_Written task:_
Copy the records that follow exactly as written, but not their pictures.

_Given records:_
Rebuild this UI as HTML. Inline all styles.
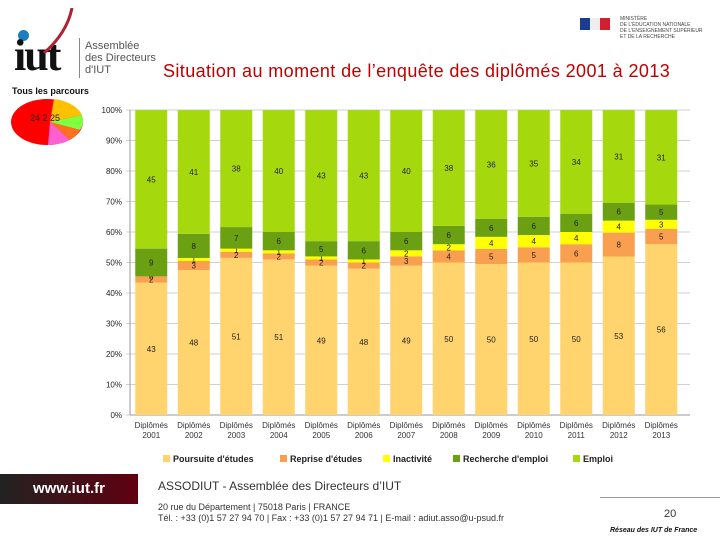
<!DOCTYPE html>
<html><head><meta charset="utf-8"><style>
body{margin:0;width:720px;height:540px;background:#fff;position:relative;overflow:hidden;font-family:"Liberation Sans",sans-serif}
.abs{position:absolute}
</style></head><body>
<div class="abs" style="left:12px;top:8px;width:150px;height:75px">
<div class="abs" style="left:6px;top:22px;width:11px;height:11px;border-radius:50%;background:#1a7fc0"></div>
<div class="abs" style="left:2px;top:22px;font:bold 44px 'Liberation Serif',serif;color:#111;letter-spacing:-2px">iut</div>
<div class="abs" style="left:67px;top:30px;width:1px;height:40px;background:#888"></div>
<div class="abs" style="left:73px;top:32px;font:11px 'Liberation Sans';color:#555;line-height:12px;white-space:nowrap">Assemblée<br>des Directeurs<br>d'IUT</div>
<svg class="abs" style="left:30px;top:0" width="50" height="50"><path d="M2 45 Q25 25 30 0" stroke="#b02030" stroke-width="3" fill="none"/></svg>
</div>
<div class="abs" style="left:12px;top:86px;font:bold 9px 'Liberation Sans';color:#111">Tous les parcours</div>
<svg class="abs" style="left:10px;top:97px" width="75" height="52">
<ellipse cx="37" cy="25" rx="36" ry="23" fill="#f00"/>
<path d="M40 25 L44 2 A36 23 0 0 1 72 18 Z" fill="#ffc000"/>
<path d="M40 25 L72 18 A36 23 0 0 1 70 33 Z" fill="#80ff40"/>
<path d="M40 25 L70 33 A36 23 0 0 1 60 43 Z" fill="#ff7020"/>
<path d="M40 25 L60 43 A36 23 0 0 1 38 48 Z" fill="#ff60d0"/>
<text x="20" y="24" font-size="9" font-family="Liberation Sans" fill="#222">24 2 25</text>
</svg>
<div class="abs" style="left:580px;top:16px;width:130px;height:28px">
<div class="abs" style="left:0;top:2px;width:10px;height:12px;background:#1a3d8f"></div><div class="abs" style="left:10px;top:2px;width:10px;height:12px;background:#eee"></div><div class="abs" style="left:20px;top:2px;width:10px;height:12px;background:#d02030"></div>
<div class="abs" style="left:40px;top:0;font:5px 'Liberation Sans';color:#444;line-height:6px">MINISTÈRE<br>DE L'ÉDUCATION NATIONALE<br>DE L'ENSEIGNEMENT SUPÉRIEUR<br>ET DE LA RECHERCHE</div>
</div>
<div class="abs" style="left:163px;top:61px;font:18px 'Liberation Sans';color:#c00000;letter-spacing:0.4px;white-space:nowrap">Situation au moment de l’enquête des diplômés 2001 à 2013</div>
<svg class="abs" style="left:0;top:0" width="720" height="540" id="chart"></svg>
<div class="abs" style="left:0;top:474px;width:138px;height:30px;background:linear-gradient(90deg,#222,#600010);color:#fff;font:bold 15px 'Liberation Sans';text-align:center;line-height:30px">www.iut.fr</div>
<div class="abs" style="left:158px;top:479px;font:12px 'Liberation Sans';color:#333">ASSODIUT - Assemblée des Directeurs d’IUT</div>
<div class="abs" style="left:158px;top:502px;font:9px 'Liberation Sans';color:#333;line-height:11px">20 rue du Département | 75018 Paris | FRANCE<br>Tél. : +33 (0)1 57 27 94 70 | Fax : +33 (0)1 57 27 94 71 | E-mail : adiut.asso@u-psud.fr</div>
<div class="abs" style="left:600px;top:497px;width:120px;height:1px;background:#999"></div>
<div class="abs" style="left:664px;top:508px;font:11px 'Liberation Sans';color:#333">20</div>
<div class="abs" style="left:610px;top:527px;font:italic bold 7px 'Liberation Sans';color:#111">Réseau des IUT de France</div>
<script>
const categories=["2001","2002","2003","2004","2005","2006","2007","2008","2009","2010","2011","2012","2013"];
const poursuite=[43,48,51,51,49,48,49,50,50,50,50,53,56];
const reprise=[2,3,2,2,2,2,3,4,5,5,6,8,5];
const inactivite=[0,1,1,1,1,1,2,2,4,4,4,4,3];
const recherche=[9,8,7,6,5,6,6,6,6,6,6,6,5];
const emploi=[45,41,38,40,43,43,40,38,36,35,34,31,31];
const seriesNames=["Poursuite d'études","Reprise d'études","Inactivité","Recherche d'emploi","Emploi"];
const yTicks=[0,10,20,30,40,50,60,70,80,90,100];
const colors=["#ffd46e","#f9a050","#ffff00","#6aa012","#a6d80e"];
const svg=document.getElementById('chart');const NS="http://www.w3.org/2000/svg";
const x0=130,slot=42.5,bw=32,yb=415,yt=110;
const y=v=>yb-(yb-yt)*v/100;
function el(t,a){const e=document.createElementNS(NS,t);for(const k in a)e.setAttribute(k,a[k]);svg.appendChild(e);return e;}
yTicks.forEach(t=>{const l=el('line',{x1:x0-4,x2:690,y1:y(t),y2:y(t),stroke:'#d0d0d0'});


const tx=el('text',{x:x0-8,y:y(t)+3,'text-anchor':'end','font-size':8,'font-family':'Liberation Sans',fill:'#222'});tx.textContent=t+'%';

});
el('line',{x1:x0,x2:x0,y1:yt,y2:yb,stroke:'#999'});
el('line',{x1:x0,x2:690,y1:yb,y2:yb,stroke:'#999'});
const series=[poursuite,reprise,inactivite,recherche,emploi];
categories.forEach((c,i)=>{const tot=series.reduce((s,a)=>s+a[i],0);let acc=0;const cx=x0+slot*i+slot/2;
series.forEach((a,j)=>{const v=a[i]/tot*100;const r=el('rect',{x:cx-bw/2,y:y(acc+v),width:bw,height:y(acc)-y(acc+v),fill:colors[j]});


const lt=el('text',{x:cx,y:(y(acc)+y(acc+v))/2+3,'text-anchor':'middle','font-size':8,'font-family':'Liberation Sans',fill:'#222'});lt.textContent=a[i];


acc+=v;});
const t1=el('text',{x:cx,y:428,'text-anchor':'middle','font-size':8,'font-family':'Liberation Sans',fill:'#333'});t1.textContent='Diplômés';


const t2=el('text',{x:cx,y:438,'text-anchor':'middle','font-size':8,'font-family':'Liberation Sans',fill:'#333'});t2.textContent=c;

});
const lx=[163,280,383,453,573];
seriesNames.forEach((n,j)=>{const r=el('rect',{x:lx[j],y:455,width:7,height:7,fill:colors[j]});


const t=el('text',{x:lx[j]+10,y:462,'font-size':9,'font-weight':'bold','font-family':'Liberation Sans',fill:'#222'});t.textContent=n;

});
</script>
</body></html>
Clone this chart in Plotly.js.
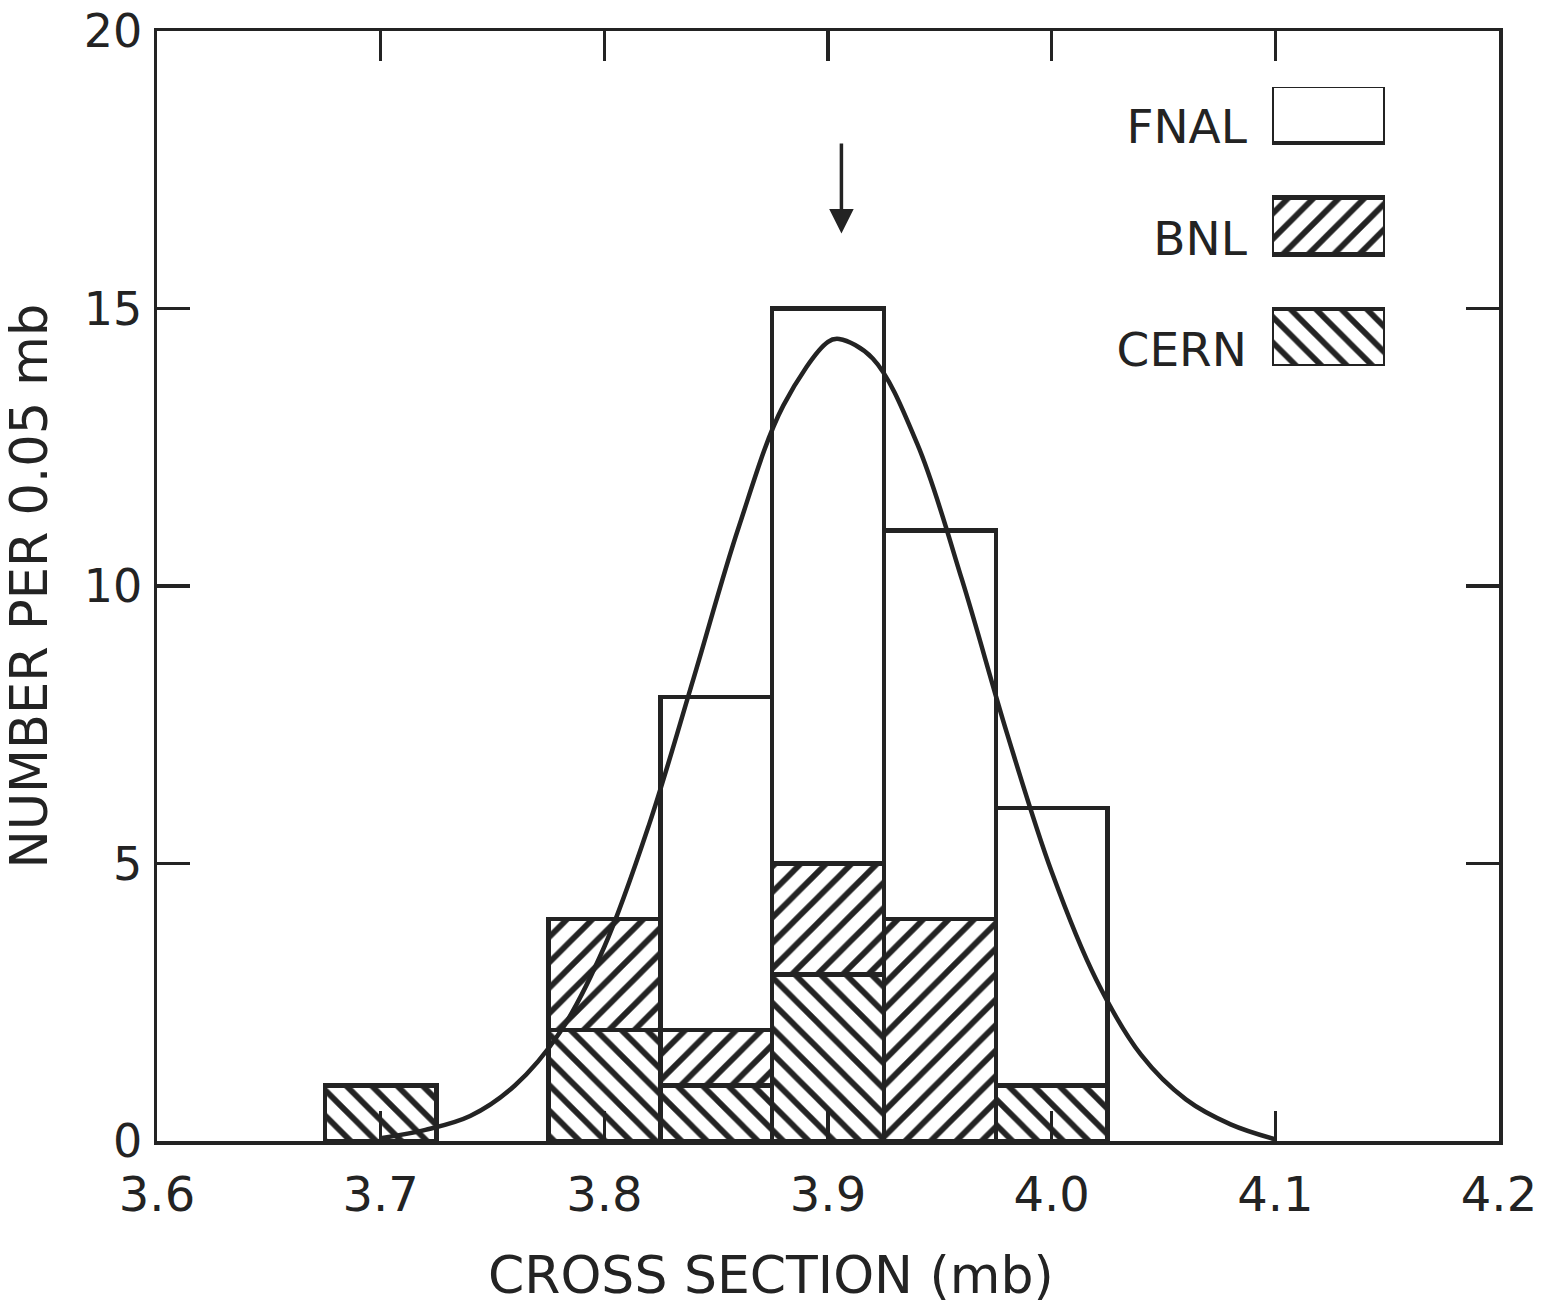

_Solution:_
Rebuild this UI as HTML. Inline all styles.
<!DOCTYPE html>
<html><head><meta charset="utf-8"><style>
body{margin:0;width:720px;height:540px;background:#fff;position:relative;overflow:hidden;font-family:"Liberation Sans",sans-serif}
.abs{position:absolute}
</style></head><body>
<div class="abs" style="left:12px;top:8px;width:150px;height:75px">
<div class="abs" style="left:6px;top:22px;width:11px;height:11px;border-radius:50%;background:#1a7fc0"></div>
<div class="abs" style="left:2px;top:22px;font:bold 44px 'Liberation Serif',serif;color:#111;letter-spacing:-2px">iut</div>
<div class="abs" style="left:67px;top:30px;width:1px;height:40px;background:#888"></div>
<div class="abs" style="left:73px;top:32px;font:11px 'Liberation Sans';color:#555;line-height:12px;white-space:nowrap">Assemblée<br>des Directeurs<br>d'IUT</div>
<svg class="abs" style="left:30px;top:0" width="50" height="50"><path d="M2 45 Q25 25 30 0" stroke="#b02030" stroke-width="3" fill="none"/></svg>
</div>
<div class="abs" style="left:12px;top:86px;font:bold 9px 'Liberation Sans';color:#111">Tous les parcours</div>
<svg class="abs" style="left:10px;top:97px" width="75" height="52">
<ellipse cx="37" cy="25" rx="36" ry="23" fill="#f00"/>
<path d="M40 25 L44 2 A36 23 0 0 1 72 18 Z" fill="#ffc000"/>
<path d="M40 25 L72 18 A36 23 0 0 1 70 33 Z" fill="#80ff40"/>
<path d="M40 25 L70 33 A36 23 0 0 1 60 43 Z" fill="#ff7020"/>
<path d="M40 25 L60 43 A36 23 0 0 1 38 48 Z" fill="#ff60d0"/>
<text x="20" y="24" font-size="9" font-family="Liberation Sans" fill="#222">24 2 25</text>
</svg>
<div class="abs" style="left:580px;top:16px;width:130px;height:28px">
<div class="abs" style="left:0;top:2px;width:10px;height:12px;background:#1a3d8f"></div><div class="abs" style="left:10px;top:2px;width:10px;height:12px;background:#eee"></div><div class="abs" style="left:20px;top:2px;width:10px;height:12px;background:#d02030"></div>
<div class="abs" style="left:40px;top:0;font:5px 'Liberation Sans';color:#444;line-height:6px">MINISTÈRE<br>DE L'ÉDUCATION NATIONALE<br>DE L'ENSEIGNEMENT SUPÉRIEUR<br>ET DE LA RECHERCHE</div>
</div>
<div class="abs" style="left:163px;top:61px;font:18px 'Liberation Sans';color:#c00000;letter-spacing:0.4px;white-space:nowrap">Situation au moment de l’enquête des diplômés 2001 à 2013</div>
<svg class="abs" style="left:0;top:0" width="720" height="540" id="chart"></svg>
<div class="abs" style="left:0;top:474px;width:138px;height:30px;background:linear-gradient(90deg,#222,#600010);color:#fff;font:bold 15px 'Liberation Sans';text-align:center;line-height:30px">www.iut.fr</div>
<div class="abs" style="left:158px;top:479px;font:12px 'Liberation Sans';color:#333">ASSODIUT - Assemblée des Directeurs d’IUT</div>
<div class="abs" style="left:158px;top:502px;font:9px 'Liberation Sans';color:#333;line-height:11px">20 rue du Département | 75018 Paris | FRANCE<br>Tél. : +33 (0)1 57 27 94 70 | Fax : +33 (0)1 57 27 94 71 | E-mail : adiut.asso@u-psud.fr</div>
<div class="abs" style="left:600px;top:497px;width:120px;height:1px;background:#999"></div>
<div class="abs" style="left:664px;top:508px;font:11px 'Liberation Sans';color:#333">20</div>
<div class="abs" style="left:610px;top:527px;font:italic bold 7px 'Liberation Sans';color:#111">Réseau des IUT de France</div>
<script>
const categories=["2001","2002","2003","2004","2005","2006","2007","2008","2009","2010","2011","2012","2013"];
const poursuite=[43,48,51,51,49,48,49,50,50,50,50,53,56];
const reprise=[2,3,2,2,2,2,3,4,5,5,6,8,5];
const inactivite=[0,1,1,1,1,1,2,2,4,4,4,4,3];
const recherche=[9,8,7,6,5,6,6,6,6,6,6,6,5];
const emploi=[45,41,38,40,43,43,40,38,36,35,34,31,31];
const seriesNames=["Poursuite d'études","Reprise d'études","Inactivité","Recherche d'emploi","Emploi"];
const yTicks=[0,10,20,30,40,50,60,70,80,90,100];
const colors=["#ffd46e","#f9a050","#ffff00","#6aa012","#a6d80e"];
const svg=document.getElementById('chart');const NS="http://www.w3.org/2000/svg";
const x0=130,slot=42.5,bw=32,yb=415,yt=110;
const y=v=>yb-(yb-yt)*v/100;
function el(t,a){const e=document.createElementNS(NS,t);for(const k in a)e.setAttribute(k,a[k]);svg.appendChild(e);return e;}
yTicks.forEach(t=>{const l=el('line',{x1:x0-4,x2:690,y1:y(t),y2:y(t),stroke:'#d0d0d0'});


const tx=el('text',{x:x0-8,y:y(t)+3,'text-anchor':'end','font-size':8,'font-family':'Liberation Sans',fill:'#222'});tx.textContent=t+'%';

});
el('line',{x1:x0,x2:x0,y1:yt,y2:yb,stroke:'#999'});
el('line',{x1:x0,x2:690,y1:yb,y2:yb,stroke:'#999'});
const series=[poursuite,reprise,inactivite,recherche,emploi];
categories.forEach((c,i)=>{const tot=series.reduce((s,a)=>s+a[i],0);let acc=0;const cx=x0+slot*i+slot/2;
series.forEach((a,j)=>{const v=a[i]/tot*100;const r=el('rect',{x:cx-bw/2,y:y(acc+v),width:bw,height:y(acc)-y(acc+v),fill:colors[j]});


const lt=el('text',{x:cx,y:(y(acc)+y(acc+v))/2+3,'text-anchor':'middle','font-size':8,'font-family':'Liberation Sans',fill:'#222'});lt.textContent=a[i];


acc+=v;});
const t1=el('text',{x:cx,y:428,'text-anchor':'middle','font-size':8,'font-family':'Liberation Sans',fill:'#333'});t1.textContent='Diplômés';


const t2=el('text',{x:cx,y:438,'text-anchor':'middle','font-size':8,'font-family':'Liberation Sans',fill:'#333'});t2.textContent=c;

});
const lx=[163,280,383,453,573];
seriesNames.forEach((n,j)=>{const r=el('rect',{x:lx[j],y:455,width:7,height:7,fill:colors[j]});


const t=el('text',{x:lx[j]+10,y:462,'font-size':9,'font-weight':'bold','font-family':'Liberation Sans',fill:'#222'});t.textContent=n;

});
</script>
</body></html>
Clone this chart in Plotly.js.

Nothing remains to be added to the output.